■ Short task: Return the lines that follow, exactly as they appear, from the first through the one containing "140, 160, 180];"; no pictures are to be included.
-*-*-
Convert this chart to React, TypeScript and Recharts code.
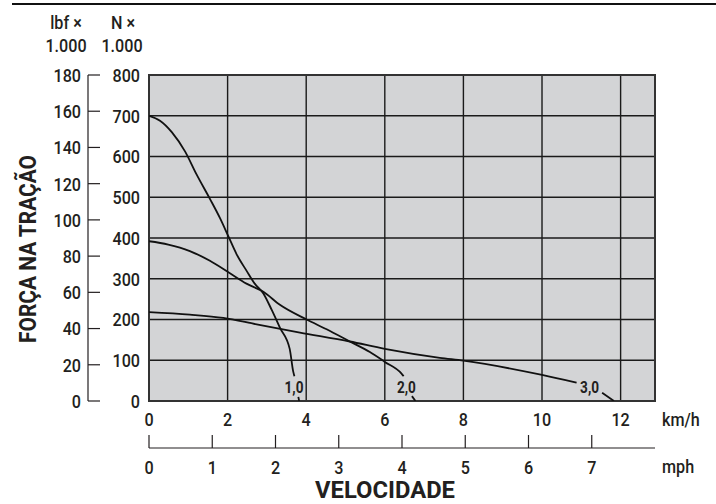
import {
  CartesianGrid,
  Label,
  Line,
  LineChart,
  ReferenceArea,
  ReferenceDot,
  XAxis,
  YAxis,
} from "recharts";

type Point = { x: number; y: number | null };

const FONT = "Roboto, 'Liberation Sans', sans-serif";
const SX = 0.85; // squeeze to mimic the condensed face
const INK = "#231f20";
const PLOT_BG = "#d3d4d6";

const kmhTicks = [0, 2, 4, 6, 8, 10, 12];
const mphTicks = [0, 1, 2, 3, 4, 5, 6, 7];
const newtonTicks = [0, 100, 200, 300, 400, 500, 600, 700, 800];
const lbfTicks = [0, 20, 40, 60, 80, 100, 120, 140, 160, 180];

// traction force (N) against speed (km/h); null = gap under the curve label
const curve10: Point[] = [
  { x: 0, y: 700 },
  { x: 0.28, y: 688 },
  { x: 0.58, y: 660 },
  { x: 0.92, y: 612 },
  { x: 1.21, y: 556 },
  { x: 1.55, y: 496 },
  { x: 1.81, y: 448 },
  { x: 2.02, y: 404 },
  { x: 2.23, y: 360 },
  { x: 2.48, y: 320 },
  { x: 2.69, y: 288 },
  { x: 2.91, y: 264 },
  { x: 3.12, y: 224 },
  { x: 3.33, y: 180 },
  { x: 3.58, y: 128 },
  { x: 3.67, y: 72 },
  { x: 3.7, y: 61 },
  { x: 3.75, y: null },
  { x: 3.8, y: 10 },
  { x: 3.82, y: 0 },
];

const curve20: Point[] = [
  { x: 0, y: 392 },
  { x: 0.49, y: 384 },
  { x: 1.04, y: 368 },
  { x: 1.55, y: 344 },
  { x: 2.02, y: 316 },
  { x: 2.48, y: 288 },
  { x: 2.91, y: 268 },
  { x: 3.33, y: 236 },
  { x: 4.01, y: 200 },
  { x: 4.52, y: 176 },
  { x: 5.11, y: 146 },
  { x: 5.62, y: 120 },
  { x: 6.0, y: 96 },
  { x: 6.42, y: 68 },
  { x: 6.48, y: 61 },
  { x: 6.6, y: null },
  { x: 6.69, y: 12 },
  { x: 6.78, y: 0 },
];

const curve30: Point[] = [
  { x: 0, y: 218 },
  { x: 1.04, y: 212 },
  { x: 1.89, y: 204 },
  { x: 2.74, y: 188 },
  { x: 3.84, y: 168 },
  { x: 5.11, y: 146 },
  { x: 6.0, y: 128 },
  { x: 7.4, y: 106 },
  { x: 8.0, y: 99 },
  { x: 10.0, y: 64 },
  { x: 10.88, y: 45 },
  { x: 11.2, y: null },
  { x: 11.53, y: 20 },
  { x: 11.83, y: 0 },
];

const curveLabels = [
  { x: 3.69, y: 33, text: "1,0" },
  { x: 6.55, y: 33, text: "2,0" },
  { x: 11.21, y: 33, text: "3,0" },
];

type CTextProps = {
  x: number;
  y: number;
  dy?: string;
  anchor?: "start" | "middle" | "end";
  size?: number;
  weight?: number;
  children: React.ReactNode;
};

// condensed text: scaled horizontally around its own anchor
function CText({ x, y, dy = "0.36em", anchor = "middle", size = 19, weight = 500, children }: CTextProps) {
  return (
    <text
      transform={`translate(${x},${y}) scale(${SX},1)`}
      dy={dy}
      textAnchor={anchor}
      fill={INK}
      fontSize={size}
      fontWeight={weight}
      fontFamily={FONT}
    >
      {children}
    </text>
  );
}

const LbfTick = (props: any) => {
  const { x, y, payload } = props;
  return (
    <g>
      <line x1={x + 7} y1={y} x2={x + 19} y2={y} stroke={INK} strokeWidth={1.2} />
      <CText x={x} y={y} anchor="end">{payload.value}</CText>
    </g>
  );
};

const NewtonTick = (props: any) => {
  const { x, y, payload } = props;
  return <CText x={x} y={y} anchor="end">{payload.value}</CText>;
};

const KmhTick = (props: any) => {
  const { x, y, payload } = props;
  return <CText x={x} y={y} dy="0.71em">{payload.value}</CText>;
};

const MphTick = (props: any) => {
  const { x, y, payload } = props;
  return (
    <g>
      <line x1={x} y1={y - 25} x2={x} y2={y - 12} stroke={INK} strokeWidth={1.2} />
      <CText x={x} y={y} dy="0.71em">{payload.value}</CText>
    </g>
  );
};

const CurveLabel = (props: any) => {
  const { viewBox, value } = props;
  const cx = viewBox.x + viewBox.width / 2;
  const cy = viewBox.y + viewBox.height / 2;
  return (
    <CText x={cx} y={cy} size={16} weight={700}>
      {value}
    </CText>
  );
};

export default function App() {
  return (
    <div style={{ position: "absolute", left: 0, top: 0, background: "#fff" }}>
      <LineChart width={716} height={504} margin={{ top: 75, right: 61, bottom: 26, left: 0 }}>
        <CartesianGrid
          xAxisId="kmh"
          yAxisId="N"
          fill={PLOT_BG}
          fillOpacity={1}
          stroke="#1a1a1a"
          strokeWidth={1.4}
        />
        <XAxis
          xAxisId="kmh"
          dataKey="x"
          type="number"
          domain={[0, 12.875]}
          ticks={kmhTicks}
          allowDataOverflow
          axisLine={false}
          tickLine={false}
          tickSize={0}
          tickMargin={11}
          height={47}
          interval={0}
          tick={<KmhTick />}
        >
          <Label
            content={() => (
              <CText x={662} y={419} anchor="start">
                km/h
              </CText>
            )}
          />
        </XAxis>
        <XAxis
          xAxisId="mph"
          dataKey="x"
          type="number"
          domain={[0, 8]}
          ticks={mphTicks}
          allowDataOverflow
          axisLine={{ stroke: INK, strokeWidth: 1.2 }}
          tickLine={false}
          tickSize={0}
          tickMargin={12}
          height={30}
          interval={0}
          tick={<MphTick />}
        >
          <Label
            content={() => (
              <g>
                <CText x={662} y={466} anchor="start">
                  mph
                </CText>
                <text
                  x={385}
                  y={490}
                  dy="0.36em"
                  textAnchor="middle"
                  textLength={140}
                  lengthAdjust="spacingAndGlyphs"
                  fill={INK}
                  fontSize={23}
                  fontWeight={700}
                  fontFamily={FONT}
                >
                  VELOCIDADE
                </text>
              </g>
            )}
          />
        </XAxis>
        <YAxis
          yAxisId="N"
          type="number"
          domain={[0, 800]}
          ticks={newtonTicks}
          allowDataOverflow
          axisLine={false}
          tickLine={false}
          tickSize={0}
          tickMargin={9}
          width={61}
          interval={0}
          tick={<NewtonTick />}
        >
          <Label
            content={() => (
              <g>
                <CText x={123} y={22}>N ×</CText>
                <CText x={122} y={45}>1.000</CText>
              </g>
            )}
          />
        </YAxis>
        <YAxis
          yAxisId="lbf"
          type="number"
          domain={[0, 180]}
          ticks={lbfTicks}
          allowDataOverflow
          axisLine={{ stroke: INK, strokeWidth: 1.2 }}
          tickLine={false}
          tickSize={0}
          tickMargin={7}
          width={88}
          interval={0}
          tick={<LbfTick />}
        >
          <Label
            content={() => (
              <g>
                <line x1={12} y1={4} x2={716} y2={4} stroke="#111" strokeWidth={2.2} />
                <CText x={66} y={22}>lbf ×</CText>
                <CText x={66} y={45}>1.000</CText>
                <text
                  x={27}
                  y={249}
                  dy="0.36em"
                  transform="rotate(-90 27 249)"
                  textAnchor="middle"
                  textLength={188}
                  lengthAdjust="spacingAndGlyphs"
                  fill={INK}
                  fontSize={24}
                  fontWeight={700}
                  fontFamily={FONT}
                >
                  FORÇA NA TRAÇÃO
                </text>
              </g>
            )}
          />
        </YAxis>
        <ReferenceArea
          xAxisId="kmh"
          yAxisId="N"
          x1={0}
          x2={12.875}
          y1={0}
          y2={800}
          fill="none"
          fillOpacity={0}
          stroke="#333"
          strokeWidth={2}
          ifOverflow="visible"
        />
        {[curve10, curve20, curve30].map((curve, i) => (
          <Line
            key={i}
            xAxisId="kmh"
            yAxisId="N"
            data={curve}
            dataKey="y"
            type="monotone"
            stroke="#111"
            strokeWidth={1.8}
            dot={false}
            activeDot={false}
            connectNulls={false}
            isAnimationActive={false}
          />
        ))}
        {curveLabels.map((c) => (
          <ReferenceDot
            key={c.text}
            xAxisId="kmh"
            yAxisId="N"
            x={c.x}
            y={c.y}
            r={0}
            fill="none"
            stroke="none"
            label={<CurveLabel value={c.text} />}
          />
        ))}
      </LineChart>
    </div>
  );
}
-*-*-
■ Response to this exercise:
Convert this chart to React, TypeScript and Recharts code.
import {
  CartesianGrid,
  Label,
  Line,
  LineChart,
  ReferenceArea,
  ReferenceDot,
  XAxis,
  YAxis,
} from "recharts";

type Point = { x: number; y: number | null };

const FONT = "Roboto, 'Liberation Sans', sans-serif";
const SX = 0.85; // squeeze to mimic the condensed face
const INK = "#231f20";
const PLOT_BG = "#d3d4d6";

const kmhTicks = [0, 2, 4, 6, 8, 10, 12];
const mphTicks = [0, 1, 2, 3, 4, 5, 6, 7];
const newtonTicks = [0, 100, 200, 300, 400, 500, 600, 700, 800];
const lbfTicks = [0, 20, 40, 60, 80, 100, 120, 140, 160, 180];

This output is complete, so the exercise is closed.